Rows from a dataset of charts and code:
=====

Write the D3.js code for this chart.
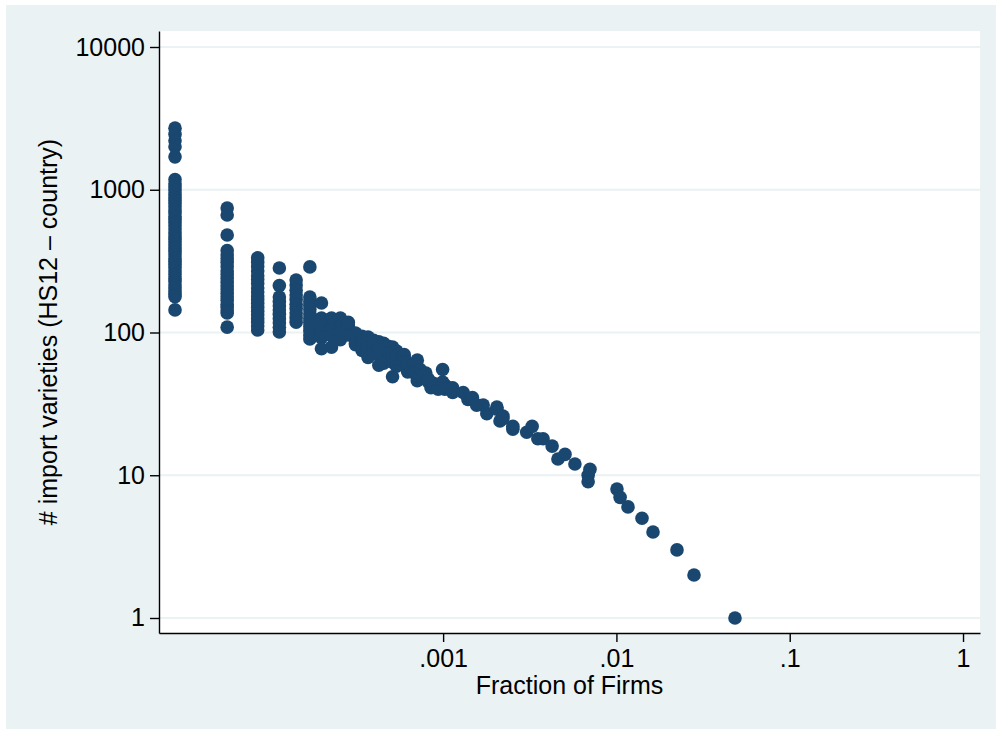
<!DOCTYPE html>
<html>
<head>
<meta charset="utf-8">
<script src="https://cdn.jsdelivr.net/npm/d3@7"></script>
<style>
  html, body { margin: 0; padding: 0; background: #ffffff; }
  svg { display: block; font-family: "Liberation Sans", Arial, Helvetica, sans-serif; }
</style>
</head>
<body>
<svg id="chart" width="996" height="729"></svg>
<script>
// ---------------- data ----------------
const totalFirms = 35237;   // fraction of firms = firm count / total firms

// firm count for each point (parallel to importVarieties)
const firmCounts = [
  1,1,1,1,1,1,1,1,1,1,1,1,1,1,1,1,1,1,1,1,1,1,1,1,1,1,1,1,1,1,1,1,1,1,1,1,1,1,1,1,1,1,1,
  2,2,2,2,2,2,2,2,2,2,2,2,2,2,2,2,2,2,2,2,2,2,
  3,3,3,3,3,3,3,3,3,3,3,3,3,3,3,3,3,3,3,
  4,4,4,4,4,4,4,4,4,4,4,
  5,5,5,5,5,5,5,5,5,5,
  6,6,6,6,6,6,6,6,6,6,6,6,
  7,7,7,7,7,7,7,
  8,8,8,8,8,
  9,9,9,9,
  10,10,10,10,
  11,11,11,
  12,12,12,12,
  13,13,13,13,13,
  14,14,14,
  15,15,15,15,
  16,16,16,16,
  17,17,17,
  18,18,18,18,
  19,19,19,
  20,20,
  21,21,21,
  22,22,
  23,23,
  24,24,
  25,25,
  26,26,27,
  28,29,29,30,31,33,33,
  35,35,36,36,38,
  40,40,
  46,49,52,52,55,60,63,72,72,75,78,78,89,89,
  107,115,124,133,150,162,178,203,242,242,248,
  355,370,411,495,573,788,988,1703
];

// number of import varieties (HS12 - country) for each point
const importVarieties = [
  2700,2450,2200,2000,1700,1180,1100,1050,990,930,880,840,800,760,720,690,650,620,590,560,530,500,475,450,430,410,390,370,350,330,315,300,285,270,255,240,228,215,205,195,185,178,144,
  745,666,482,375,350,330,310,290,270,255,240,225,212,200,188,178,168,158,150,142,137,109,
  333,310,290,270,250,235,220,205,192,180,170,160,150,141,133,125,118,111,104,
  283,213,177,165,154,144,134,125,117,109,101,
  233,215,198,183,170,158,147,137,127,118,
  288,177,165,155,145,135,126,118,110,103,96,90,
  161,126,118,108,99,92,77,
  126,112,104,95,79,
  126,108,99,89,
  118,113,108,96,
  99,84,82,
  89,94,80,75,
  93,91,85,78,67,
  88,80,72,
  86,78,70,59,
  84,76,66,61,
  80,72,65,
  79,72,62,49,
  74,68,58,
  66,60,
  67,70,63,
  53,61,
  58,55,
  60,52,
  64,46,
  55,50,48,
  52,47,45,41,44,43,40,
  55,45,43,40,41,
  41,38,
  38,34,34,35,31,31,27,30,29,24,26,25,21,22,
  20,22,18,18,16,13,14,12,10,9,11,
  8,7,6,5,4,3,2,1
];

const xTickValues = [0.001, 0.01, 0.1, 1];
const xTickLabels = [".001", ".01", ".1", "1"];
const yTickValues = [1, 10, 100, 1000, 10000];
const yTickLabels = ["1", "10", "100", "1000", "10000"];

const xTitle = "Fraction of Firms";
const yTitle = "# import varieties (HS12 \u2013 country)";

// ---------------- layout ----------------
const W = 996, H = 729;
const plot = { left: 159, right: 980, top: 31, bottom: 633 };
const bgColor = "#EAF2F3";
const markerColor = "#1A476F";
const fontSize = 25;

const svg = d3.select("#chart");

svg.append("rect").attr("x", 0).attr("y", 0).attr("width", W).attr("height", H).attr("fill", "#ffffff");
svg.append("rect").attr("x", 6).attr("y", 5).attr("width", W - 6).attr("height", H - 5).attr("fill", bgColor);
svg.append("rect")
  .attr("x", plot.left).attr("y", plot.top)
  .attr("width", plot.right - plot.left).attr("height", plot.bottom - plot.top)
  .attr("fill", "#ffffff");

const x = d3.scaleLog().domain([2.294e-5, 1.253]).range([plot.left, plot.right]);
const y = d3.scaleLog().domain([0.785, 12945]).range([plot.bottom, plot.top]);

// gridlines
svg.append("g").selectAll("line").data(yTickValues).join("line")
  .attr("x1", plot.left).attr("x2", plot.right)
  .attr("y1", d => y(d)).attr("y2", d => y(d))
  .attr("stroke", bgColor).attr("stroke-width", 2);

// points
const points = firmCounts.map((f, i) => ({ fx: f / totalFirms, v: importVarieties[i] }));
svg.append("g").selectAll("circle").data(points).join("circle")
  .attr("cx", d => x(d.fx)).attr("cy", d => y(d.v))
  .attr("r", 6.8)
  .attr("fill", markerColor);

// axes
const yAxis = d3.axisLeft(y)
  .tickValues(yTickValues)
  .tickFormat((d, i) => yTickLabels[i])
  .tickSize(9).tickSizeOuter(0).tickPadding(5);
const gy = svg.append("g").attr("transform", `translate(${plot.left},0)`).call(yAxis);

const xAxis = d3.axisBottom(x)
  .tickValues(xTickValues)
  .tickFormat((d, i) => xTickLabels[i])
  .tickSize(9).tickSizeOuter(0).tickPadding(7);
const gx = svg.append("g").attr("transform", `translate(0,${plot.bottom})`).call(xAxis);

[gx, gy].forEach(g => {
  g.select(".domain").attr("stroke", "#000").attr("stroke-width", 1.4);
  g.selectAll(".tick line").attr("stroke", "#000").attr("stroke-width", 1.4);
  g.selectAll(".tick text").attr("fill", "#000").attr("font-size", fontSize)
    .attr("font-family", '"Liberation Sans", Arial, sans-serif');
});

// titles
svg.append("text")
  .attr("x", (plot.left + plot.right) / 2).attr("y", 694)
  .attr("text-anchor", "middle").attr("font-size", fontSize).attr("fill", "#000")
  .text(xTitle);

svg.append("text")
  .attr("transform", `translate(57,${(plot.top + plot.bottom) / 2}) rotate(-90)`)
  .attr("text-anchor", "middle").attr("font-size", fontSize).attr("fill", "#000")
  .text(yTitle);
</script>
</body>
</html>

=====

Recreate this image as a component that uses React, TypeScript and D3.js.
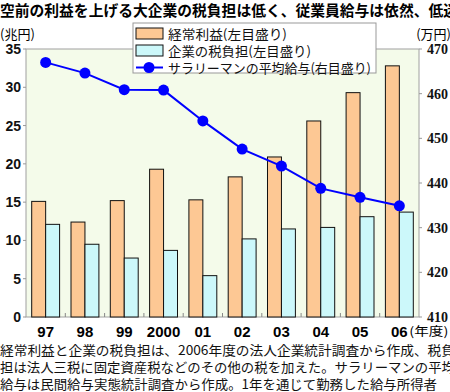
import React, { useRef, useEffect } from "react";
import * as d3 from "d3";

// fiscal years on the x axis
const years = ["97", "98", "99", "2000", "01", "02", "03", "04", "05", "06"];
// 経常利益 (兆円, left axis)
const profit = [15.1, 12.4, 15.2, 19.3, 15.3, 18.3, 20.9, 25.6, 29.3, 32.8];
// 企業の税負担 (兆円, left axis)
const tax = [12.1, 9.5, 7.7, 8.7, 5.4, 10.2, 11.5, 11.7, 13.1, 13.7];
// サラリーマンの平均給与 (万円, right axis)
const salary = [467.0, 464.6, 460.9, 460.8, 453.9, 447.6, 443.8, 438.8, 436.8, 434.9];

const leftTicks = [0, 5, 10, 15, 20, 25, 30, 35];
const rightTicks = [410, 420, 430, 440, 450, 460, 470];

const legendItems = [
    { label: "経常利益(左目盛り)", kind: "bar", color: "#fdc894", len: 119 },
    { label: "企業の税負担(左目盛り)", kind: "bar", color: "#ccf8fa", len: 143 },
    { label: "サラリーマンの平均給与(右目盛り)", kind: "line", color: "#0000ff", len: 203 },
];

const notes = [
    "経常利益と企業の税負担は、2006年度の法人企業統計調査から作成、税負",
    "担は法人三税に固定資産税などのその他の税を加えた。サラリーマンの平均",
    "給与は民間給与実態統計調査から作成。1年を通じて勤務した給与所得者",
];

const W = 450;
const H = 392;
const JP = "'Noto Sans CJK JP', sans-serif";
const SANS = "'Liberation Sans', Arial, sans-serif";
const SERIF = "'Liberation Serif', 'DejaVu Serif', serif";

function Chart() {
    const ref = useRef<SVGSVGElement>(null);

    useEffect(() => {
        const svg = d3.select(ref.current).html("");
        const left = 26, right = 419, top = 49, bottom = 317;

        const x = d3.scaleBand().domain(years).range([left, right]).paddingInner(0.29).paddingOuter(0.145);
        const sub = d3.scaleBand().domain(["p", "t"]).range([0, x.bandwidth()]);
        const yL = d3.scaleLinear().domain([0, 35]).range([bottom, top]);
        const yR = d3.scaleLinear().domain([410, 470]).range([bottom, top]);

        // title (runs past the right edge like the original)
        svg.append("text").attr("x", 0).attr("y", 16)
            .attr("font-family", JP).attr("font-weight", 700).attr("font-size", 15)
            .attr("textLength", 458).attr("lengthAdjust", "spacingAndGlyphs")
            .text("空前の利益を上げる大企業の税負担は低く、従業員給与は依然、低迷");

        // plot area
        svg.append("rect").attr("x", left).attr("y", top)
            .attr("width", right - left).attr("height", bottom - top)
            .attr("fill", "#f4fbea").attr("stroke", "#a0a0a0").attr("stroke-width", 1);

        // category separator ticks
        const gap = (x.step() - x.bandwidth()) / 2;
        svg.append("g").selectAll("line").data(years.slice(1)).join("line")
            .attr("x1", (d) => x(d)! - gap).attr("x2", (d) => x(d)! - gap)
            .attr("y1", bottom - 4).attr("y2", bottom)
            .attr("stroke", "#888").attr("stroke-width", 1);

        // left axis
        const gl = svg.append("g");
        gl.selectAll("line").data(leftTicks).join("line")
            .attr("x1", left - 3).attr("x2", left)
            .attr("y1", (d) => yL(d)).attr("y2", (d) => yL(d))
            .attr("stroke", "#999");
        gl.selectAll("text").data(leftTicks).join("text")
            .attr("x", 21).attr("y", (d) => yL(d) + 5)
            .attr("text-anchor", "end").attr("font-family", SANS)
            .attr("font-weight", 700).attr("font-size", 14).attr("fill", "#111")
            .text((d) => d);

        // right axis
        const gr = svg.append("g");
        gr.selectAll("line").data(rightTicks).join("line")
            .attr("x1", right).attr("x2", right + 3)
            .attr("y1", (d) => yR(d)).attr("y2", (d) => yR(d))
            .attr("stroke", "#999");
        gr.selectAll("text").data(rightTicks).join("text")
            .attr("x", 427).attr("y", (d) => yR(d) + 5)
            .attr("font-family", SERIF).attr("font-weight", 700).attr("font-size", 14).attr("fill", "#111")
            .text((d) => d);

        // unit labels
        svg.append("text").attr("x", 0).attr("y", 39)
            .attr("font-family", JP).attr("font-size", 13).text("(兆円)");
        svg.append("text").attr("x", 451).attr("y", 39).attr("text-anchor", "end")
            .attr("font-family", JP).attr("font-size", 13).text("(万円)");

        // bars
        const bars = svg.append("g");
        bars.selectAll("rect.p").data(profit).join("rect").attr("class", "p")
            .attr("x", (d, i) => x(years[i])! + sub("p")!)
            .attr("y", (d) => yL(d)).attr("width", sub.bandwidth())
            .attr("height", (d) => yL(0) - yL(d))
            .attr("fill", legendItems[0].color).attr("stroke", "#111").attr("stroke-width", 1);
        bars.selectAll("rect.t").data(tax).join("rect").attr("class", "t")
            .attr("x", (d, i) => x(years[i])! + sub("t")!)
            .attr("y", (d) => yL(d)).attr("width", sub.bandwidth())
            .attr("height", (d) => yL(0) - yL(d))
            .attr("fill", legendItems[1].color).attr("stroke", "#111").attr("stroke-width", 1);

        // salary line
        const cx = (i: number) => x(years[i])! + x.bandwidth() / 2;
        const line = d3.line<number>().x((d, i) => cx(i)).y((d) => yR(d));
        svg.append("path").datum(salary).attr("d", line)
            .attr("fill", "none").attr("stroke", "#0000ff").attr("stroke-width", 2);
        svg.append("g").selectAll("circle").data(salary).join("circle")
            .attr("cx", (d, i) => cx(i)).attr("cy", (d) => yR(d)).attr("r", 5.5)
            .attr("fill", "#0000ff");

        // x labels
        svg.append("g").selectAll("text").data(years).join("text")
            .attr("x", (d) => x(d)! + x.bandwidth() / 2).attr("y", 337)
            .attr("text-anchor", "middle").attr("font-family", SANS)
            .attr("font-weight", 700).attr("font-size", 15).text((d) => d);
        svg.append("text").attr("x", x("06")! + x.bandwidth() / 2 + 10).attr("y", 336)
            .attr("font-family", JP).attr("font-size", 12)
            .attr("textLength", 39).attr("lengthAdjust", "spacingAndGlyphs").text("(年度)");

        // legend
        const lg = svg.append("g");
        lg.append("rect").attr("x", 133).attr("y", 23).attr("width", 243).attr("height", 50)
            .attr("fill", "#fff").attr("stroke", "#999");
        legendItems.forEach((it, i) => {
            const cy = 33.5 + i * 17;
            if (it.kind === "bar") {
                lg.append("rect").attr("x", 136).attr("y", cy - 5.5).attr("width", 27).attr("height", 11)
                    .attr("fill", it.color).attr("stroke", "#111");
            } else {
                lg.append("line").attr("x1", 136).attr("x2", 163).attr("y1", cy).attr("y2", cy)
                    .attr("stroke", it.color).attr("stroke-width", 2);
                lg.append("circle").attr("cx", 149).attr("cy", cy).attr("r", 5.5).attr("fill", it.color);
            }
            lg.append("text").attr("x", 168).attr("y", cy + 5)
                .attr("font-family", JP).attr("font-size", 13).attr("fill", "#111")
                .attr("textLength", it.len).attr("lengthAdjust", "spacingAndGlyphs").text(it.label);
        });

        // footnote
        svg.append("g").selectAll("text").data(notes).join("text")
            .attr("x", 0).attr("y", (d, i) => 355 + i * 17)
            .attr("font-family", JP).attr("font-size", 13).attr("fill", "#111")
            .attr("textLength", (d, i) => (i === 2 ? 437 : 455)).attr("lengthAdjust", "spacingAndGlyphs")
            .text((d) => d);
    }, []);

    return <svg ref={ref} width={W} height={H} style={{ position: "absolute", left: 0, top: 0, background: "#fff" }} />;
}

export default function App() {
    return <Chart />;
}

=====

» EXERCISE AIM:
Both the line with "Recreate this image" and the line with "import * as" are included: reproduce them and every line between, exactly, with pictures omitted.

» SOLUTION TO THIS EXERCISE:
Recreate this image as a component that uses React, TypeScript and D3.js.
import React, { useRef, useEffect } from "react";
import * as d3 from "d3";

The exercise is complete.